The OHO movement, Marko Pogačnik

US Army poster

Tribuna, 21 December 1966, Vol. XVII, no. 9

 

In 1966, Marko Pogačnik carried out a series of antimilitarist projects in protest against the war in Vietnam: every week he would publicly draw antiwar comics in the Kazina archway in the center of Ljubljana, and then publish some of them in the student periodical Tribuna, where he worked as a graphic designer and editor. The comics were composed of characteristically simple line drawings and ironic texts underscoring the senselessness of the American involvement, like: “Do you want the perfect crewcut / Do you want to wear the uniform of a perfect order / Do you want to preach truth, justice, and democracy across the globe / Do you want to kill people / Do you want to croak / Yes / Join the US Army / You’ll be cadets for World War III / You’ll be candidates for the killers of the world / You’ll be the happy proselytizers of the new fascism / Come, come, come.”

The Tribuna board of editors followed the progress of the war in Vietnam closely and, in keeping with their pro-peace position, declared 20 December the day of Yugoslav students’ solidarity with the Vietnamese people. This declaration was published above an image Pogačnik designed as a centerfold poster that could be put up on a wall, just as he put up his posters in public.
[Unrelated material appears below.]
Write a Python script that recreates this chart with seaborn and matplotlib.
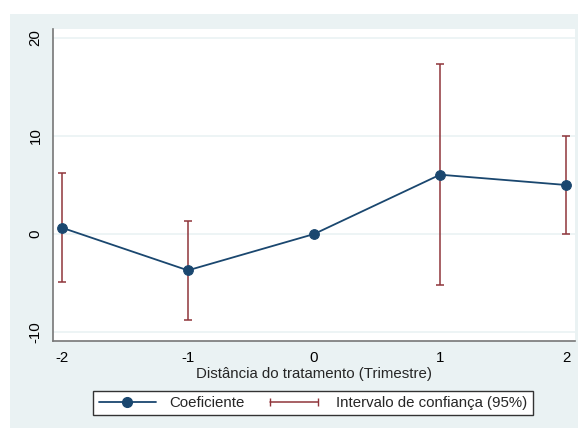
# Libraries
import matplotlib
matplotlib.use('Agg')
import matplotlib.pyplot as plt
import pandas as pd
import seaborn as sns
from matplotlib.lines import Line2D
from matplotlib.patches import Rectangle
from matplotlib.legend_handler import HandlerLine2D

# Event-study style plot (coefficients + 95% CI)

# Data
periods = [-2, -1, 0, 1, 2]
coef = [0.65, -3.7, 0.0, 6.05, 5.0]
ci_low = [-4.9, -8.8, 0.0, -5.2, 0.0]
ci_high = [6.2, 1.3, 0.0, 17.3, 10.0]
yticks = [-10, 0, 10, 20]

df = pd.DataFrame({'periodo': periods, 'coef': coef, 'low': ci_low, 'high': ci_high})

navy = '#1a476f'
maroon = '#90353b'
bg = '#eaf2f3'

sns.set_style('white')
plt.rcParams['font.family'] = ['Liberation Sans', 'DejaVu Sans']
plt.rcParams['axes.unicode_minus'] = False

fig = plt.figure(figsize=(5.78, 4.28), dpi=100)
fig.patch.set_facecolor('white')
# outer graph region (Stata style)
bg_rect = Rectangle((10 / 578, 0), 1 - 10 / 578, 1 - 14 / 428,
                    transform=fig.transFigure, facecolor=bg, edgecolor='none', zorder=-10)
fig.add_artist(bg_rect)

ax = fig.add_axes([53 / 578, (428 - 341) / 428, (575 - 53) / 578, (341 - 29) / 428])
ax.set_zorder(1)
ax.set_facecolor('white')

# gridlines
for y in yticks:
    ax.axhline(y, color=bg, lw=1.2, zorder=0)

# confidence intervals
ax.errorbar(df.periodo, df.coef,
            yerr=[df.coef - df.low, df.high - df.coef],
            fmt='none', ecolor=maroon, elinewidth=1.1, capsize=2.8, capthick=1.1, zorder=2)

# coefficients
sns.lineplot(data=df, x='periodo', y='coef', ax=ax, color=navy, lw=1.3,
             marker='o', markersize=7, markeredgecolor=navy, zorder=3)

ax.set_xlim(-2.07, 2.07)
ax.set_ylim(-10.9, 20.9)
ax.set_xticks(periods)
ax.set_yticks(yticks)
ax.set_yticklabels([str(t) for t in yticks], rotation=90, va='center')
ax.tick_params(axis='both', direction='out', length=4, width=1,
               colors='#555555', labelcolor='black', labelsize=10.8)
ax.set_xlabel('Distância do tratamento (Trimestre)', fontsize=10.8, labelpad=1)
ax.set_ylabel('')

for side in ['top', 'right']:
    ax.spines[side].set_visible(False)
for side in ['left', 'bottom']:
    ax.spines[side].set_color('#777777')
    ax.spines[side].set_linewidth(1.2)

# legend
h_coef = Line2D([], [], color=navy, lw=1.3, marker='o', markersize=7)
h_ci = Line2D([], [], color=maroon, lw=1.1, marker='|', markersize=6)
leg = fig.legend([h_coef, h_ci], ['Coeficiente', 'Intervalo de confiança (95%)'],
                 loc='center', bbox_to_anchor=(313 / 578, 1 - 403 / 428), ncol=2,
                 fontsize=10.8, frameon=True, fancybox=False, handlelength=3.8,
                 handletextpad=0.9, columnspacing=1.4, borderpad=0.35,
                 handler_map={h_coef: HandlerLine2D(numpoints=1), h_ci: HandlerLine2D(numpoints=2)})
leg.get_frame().set_edgecolor('#333333')
leg.get_frame().set_linewidth(1.0)
leg.get_frame().set_facecolor('white')
leg.get_frame().set_alpha(1)

plt.savefig('out.png', dpi=100, facecolor=fig.get_facecolor())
The drawing on the poster consisted of two simple lines that formed an equal-armed cross and four inscriptions of US ARMY branching off to the right from the tips of the cross, transforming it into a swastika. This was probably the most subversive of Pogačnik’s images from his so-called “Vietnam Drawings” series until then, since the message was clearly aimed not only at the United States and their imperialist actions overseas, but, as Tomaž Brejc wrote, at “the domestic political reality (…) The Yugoslav People’s Army was becoming the only trans-republican, ‘Yugoslav’ political force, above any criticism or irony.”